# Geese in Trees ???



## Dogbones (Feb 5, 2009)

Has anyone ever heard of Canada geese landing in trees? I saw a Canada goose land in an eagles nest today. Kinda wondering if perhaps they were nesting there. This was about 7 miles North of Washburn ND on the Missouri River. The nest is about 200 yards upstream of N47. 16. 163 W101.11.280 If anyone checks it out let me know what you think.


----------



## TheDrake (Apr 20, 2009)

I have seen quite a few other photos,even some with the geese back pedaling onto a larger branch probably 20'-25' in the air.Crazy


----------



## diggler55 (Nov 5, 2008)

i saw a canada goose sitting on a crossarm of a power pole, wish i would of had the camera with me


----------



## wtrfowl14 (Dec 21, 2007)

They nest in trees quite often( more than you think), I have seen them in old hawk nests and blue heron nests


----------



## Sask hunter (Sep 11, 2008)

last spring i seen a mallard land in a pine tree.

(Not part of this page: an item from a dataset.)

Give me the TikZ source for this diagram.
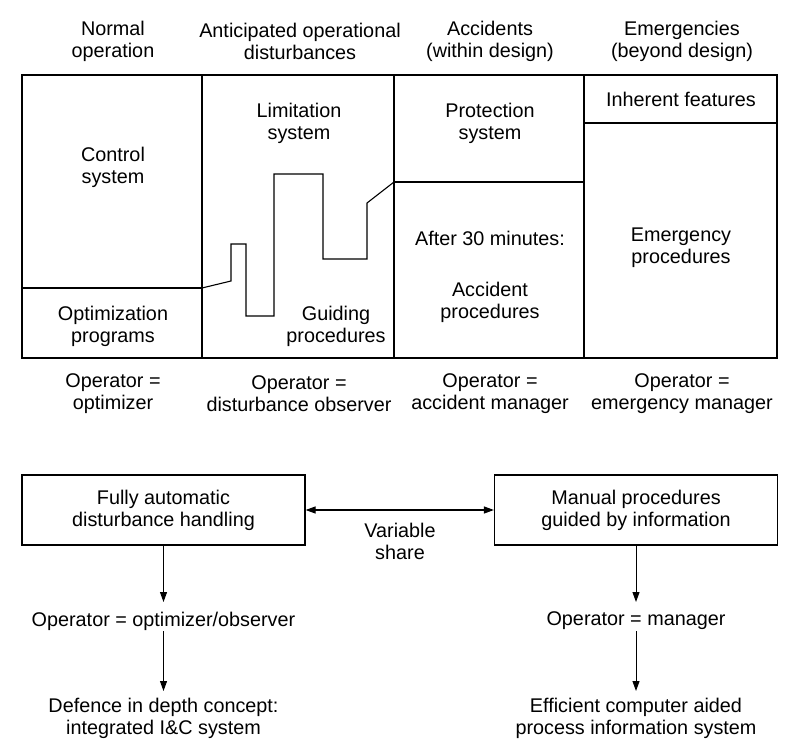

I would believe a goose would land in trees because they always like to nest on top of bales which are kind of shorter fatter trees.


----------



## API (Jul 14, 2009)

Some local honkers nest on a low slope spot on the barn roof every year.


----------



## templey_41 (Jul 19, 2008)

got this pic in southern Illinois last spring. strangest thing I'd seen too.


----------



## teamfullbore (Mar 25, 2010)

We were seeing them landing on the roof of apartment buildings in south Moorhead. We were all confused and figured it was just a random occurance!


----------



## Goose junky (Aug 13, 2008)

I know I have a picture of a couple geese on top of a silo. I will have to see if I can find it. I didn't think they landed in trees either until i looked it up after seeing them on the silo.


----------



## BodyCount (Jun 11, 2010)

Me and my brother used to hunt a section in W MN, it had 2 flooded bottoms connected with a ditch that was lined with big cottonwoods. There was a smaller pond along this ditch, the pond was full of woodies and mallards on this day. We crawled next to the high grass on the ditch towards the pond. When we got close about six ******* jumped off the water and landed in the cottonwoods. They hadn't detected us yet, they sat in the trees and honked their brains out. It was amazingly loud with their calls echoing off the water. One of them flew from one tree to another. We were looking to shoot some drake woodies so we stood up and everything lifted off. Probably 200 ducks. We got our woodies and some of the green guys. 
This is the only time I have seen honkers in trees except for the one I shot that ended up impailed on a tree branch about 200yrds from my finisher.


----------